Malgré les objectifs ambitieux fixés pour le sommet, Chris Royles, CTO EMEA chez Cloudera, a jugé que la recherche de réglementations complètes était une aspiration élevée. Il a suggéré que les entreprises se concentrent sur la formation de leurs modèles d'IA avec des sources de données fiables. De même, Fabien Rech, directeur général chez Trellix, a plaidé pour donner la priorité aux mesures de sécurité dans le développement de l'IA afin de renforcer la confiance et protéger contre les menaces cybernétiques.
Mettre en lumière les risques de l’IA
Avant l’adresse de Sunak, le gouvernement britannique a publié un document décrivant les risques potentiels liés à l'IA, qui incluaient :
- Dommages sociétaux : La génération de désinformation et de deepfakes, les disruptions de l'emploi dues à l'automatisation, et les biais algorithmiques pouvant entraîner des résultats injustes.
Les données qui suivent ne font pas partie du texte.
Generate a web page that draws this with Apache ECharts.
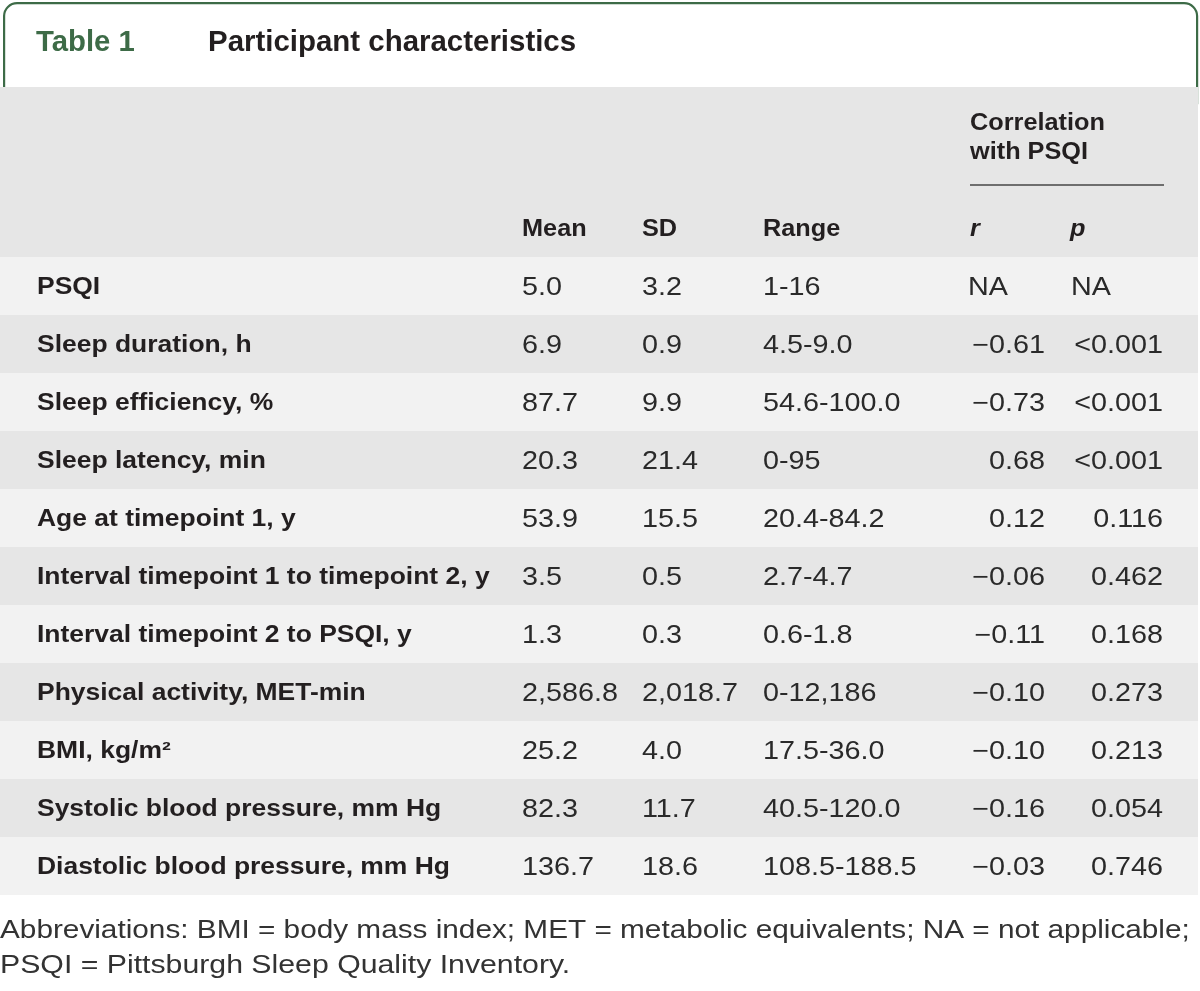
<!DOCTYPE html>
<html>
<head>
<meta charset="utf-8">
<script src="https://cdn.jsdelivr.net/npm/echarts@6/dist/echarts.min.js"></script>
<style>
html,body{margin:0;padding:0;background:#fff;}
#chart{width:1200px;height:991px;}
</style>
</head>
<body>
<div id="chart"></div>
<script>
// ---- data ----
const rowLabels = [
  'PSQI',
  'Sleep duration, h',
  'Sleep efficiency, %',
  'Sleep latency, min',
  'Age at timepoint 1, y',
  'Interval timepoint 1 to timepoint 2, y',
  'Interval timepoint 2 to PSQI, y',
  'Physical activity, MET-min',
  'BMI, kg/m\u00B2',
  'Systolic blood pressure, mm Hg',
  'Diastolic blood pressure, mm Hg'
];
const meanValues = [5.0, 6.9, 87.7, 20.3, 53.9, 3.5, 1.3, 2586.8, 25.2, 82.3, 136.7];
const sdValues = [3.2, 0.9, 9.9, 21.4, 15.5, 0.5, 0.3, 2018.7, 4.0, 11.7, 18.6];
const rangeLabels = ['1-16', '4.5-9.0', '54.6-100.0', '0-95', '20.4-84.2', '2.7-4.7', '0.6-1.8', '0-12,186', '17.5-36.0', '40.5-120.0', '108.5-188.5'];
const rValues = [null, -0.61, -0.73, 0.68, 0.12, -0.06, -0.11, -0.10, -0.10, -0.16, -0.03];
const pLabels = ['NA', '<0.001', '<0.001', '<0.001', '0.116', '0.462', '0.168', '0.273', '0.213', '0.054', '0.746'];
const columnHeaders = ['Mean', 'SD', 'Range'];
const corrHeaderLines = ['Correlation', 'with PSQI'];
const corrSubHeaders = ['r', 'p'];
const tableNumber = 'Table 1';
const tableTitle = 'Participant characteristics';
const footnoteLines = [
  'Abbreviations: BMI = body mass index; MET = metabolic equivalents; NA = not applicable;',
  'PSQI = Pittsburgh Sleep Quality Inventory.'
];

// ---- layout / style ----
const FONT = '"Liberation Sans", Arial, sans-serif';
const SX = 1.15;
const TEXT = '#231f20';
const NUM = '#2a2a2a';
const GREEN = '#3d6b47';
const DY = 2;
const colX = { label: 37, mean: 522, sd: 642, range: 763, rRight: 1045, rLeft: 968, pRight: 1163, pLeft: 1071 };

function fmt1(v) {
  return v.toLocaleString('en-US', { minimumFractionDigits: 1, maximumFractionDigits: 1 });
}
function fmtR(v) {
  if (v === null) return 'NA';
  return (v < 0 ? '\u2212' : '') + Math.abs(v).toFixed(2);
}

function txt(x, y, text, opt) {
  opt = opt || {};
  return {
    type: 'text', x: x, y: y, scaleX: opt.sx == null ? SX : opt.sx,
    style: {
      text: text,
      fill: opt.fill || TEXT,
      font: (opt.style || 'normal') + ' ' + (opt.weight || 'normal') + ' ' + (opt.size || 25) + 'px ' + FONT,
      align: opt.align || 'left',
      verticalAlign: 'middle'
    }
  };
}

const chart = echarts.init(document.getElementById('chart'), null, { renderer: 'canvas' });

function renderRow(params, api) {
  const i = api.value(1);
  const c = api.coord([0, i]);
  const yc = c[1];
  const band = api.size([0, 1])[1];
  const x0 = api.coord([0, i])[0];
  const x1 = api.coord([1198, i])[0];
  const children = [
    {
      type: 'rect',
      shape: { x: x0, y: yc - band / 2, width: x1 - x0, height: band },
      style: { fill: i % 2 === 0 ? '#f2f2f2' : '#e6e6e6' },
      z2: 0
    }
  ];
  const y = yc + DY;
  children.push(txt(api.coord([colX.label, i])[0], y, rowLabels[i], { weight: 'bold', size: 23, sx: 1.15 }));
  children.push(txt(api.coord([colX.mean, i])[0], y, fmt1(meanValues[i]), { fill: NUM }));
  children.push(txt(api.coord([colX.sd, i])[0], y, fmt1(sdValues[i]), { fill: NUM }));
  children.push(txt(api.coord([colX.range, i])[0], y, rangeLabels[i], { fill: NUM }));
  if (rValues[i] === null) {
    children.push(txt(api.coord([colX.rLeft, i])[0], y, 'NA', { fill: NUM }));
  } else {
    children.push(txt(api.coord([colX.rRight, i])[0], y, fmtR(rValues[i]), { fill: NUM, align: 'right' }));
  }
  if (pLabels[i] === 'NA') {
    children.push(txt(api.coord([colX.pLeft, i])[0], y, pLabels[i], { fill: NUM }));
  } else {
    children.push(txt(api.coord([colX.pRight, i])[0], y, pLabels[i], { fill: NUM, align: 'right' }));
  }
  return { type: 'group', children: children };
}

function headText(x, y, text, opt) {
  opt = opt || {};
  return {
    type: 'text', x: x, y: y + DY, z: 3, scaleX: opt.sx || 1.1,
    style: {
      text: text, fill: opt.fill || TEXT,
      font: (opt.font || 'bold 23px') + ' ' + FONT,
      verticalAlign: 'middle'
    }
  };
}

const headerGraphics = [
  // tab border
  {
    type: 'rect', left: 3, top: 2, z: 1,
    shape: { width: 1193, height: 100, r: [13, 13, 0, 0] },
    style: { fill: '#ffffff', stroke: GREEN, lineWidth: 2.2 }
  },
  // header band
  {
    type: 'rect', left: 0, top: 87, z: 2,
    shape: { width: 1198, height: 170 },
    style: { fill: '#e6e6e6' }
  },
  headText(36, 41, tableNumber, { fill: GREEN, font: 'bold 29px', sx: 1.01 }),
  headText(208, 41, tableTitle, { font: 'bold 29px', sx: 1.015 }),
  // correlation group header
  headText(970, 122, corrHeaderLines[0]),
  headText(970, 151, corrHeaderLines[1]),
  { type: 'line', z: 3, shape: { x1: 970, y1: 185, x2: 1164, y2: 185 }, style: { stroke: '#6e6e6e', lineWidth: 2 } },
  headText(colX.mean, 228, columnHeaders[0]),
  headText(colX.sd, 228, columnHeaders[1]),
  headText(colX.range, 228, columnHeaders[2]),
  headText(970, 228, corrSubHeaders[0], { font: 'italic bold 23px' }),
  headText(1070, 228, corrSubHeaders[1], { font: 'italic bold 23px' }),
  // footnote
  headText(0, 929, footnoteLines[0], { fill: '#333333', font: 'normal 25px', sx: 1.19 }),
  headText(0, 964, footnoteLines[1], { fill: '#333333', font: 'normal 25px', sx: 1.21 })
];

const option = {
  animation: false,
  backgroundColor: '#ffffff',
  grid: { left: 0, top: 257, width: 1200, height: 638, containLabel: false },
  xAxis: { type: 'value', min: 0, max: 1200, show: false },
  yAxis: { type: 'category', data: rowLabels, inverse: true, show: false, boundaryGap: true },
  graphic: headerGraphics,
  series: [{
    type: 'custom',
    clip: false,
    silent: true,
    renderItem: renderRow,
    encode: { x: 0, y: 1 },
    data: rowLabels.map(function (n, i) { return [0, i]; })
  }]
};
chart.setOption(option);
</script>
</body>
</html>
- Risques d'abus : Le potentiel des technologies IA à faciliter la création d'armes ou à améliorer l'efficacité des cyberattaques et des efforts de désinformation.
- Risques de perte de contrôle : Préoccupations concernant la remise des pouvoirs décisionnels à des systèmes d'IA mal alignés et des agents avancés cherchant à accroître leur influence.
Le rapport a également exposé les défis omniprésents qui pourraient aggraver ces risques, tels que la complexité de la conception de systèmes d'IA sûrs, l'évaluation de leur sécurité et l'assurance de leur responsabilité lors de leur déploiement.
En réponse au rapport, Sjuul van der Leeuw, PDG de Deployteq, a salué l'approche sérieuse du gouvernement britannique en matière de sécurité de l'IA, reconnaissant les opportunités significatives que l'IA offre dans divers secteurs, sous réserve d'une réglementation et d'une orientation efficaces de la part des décideurs.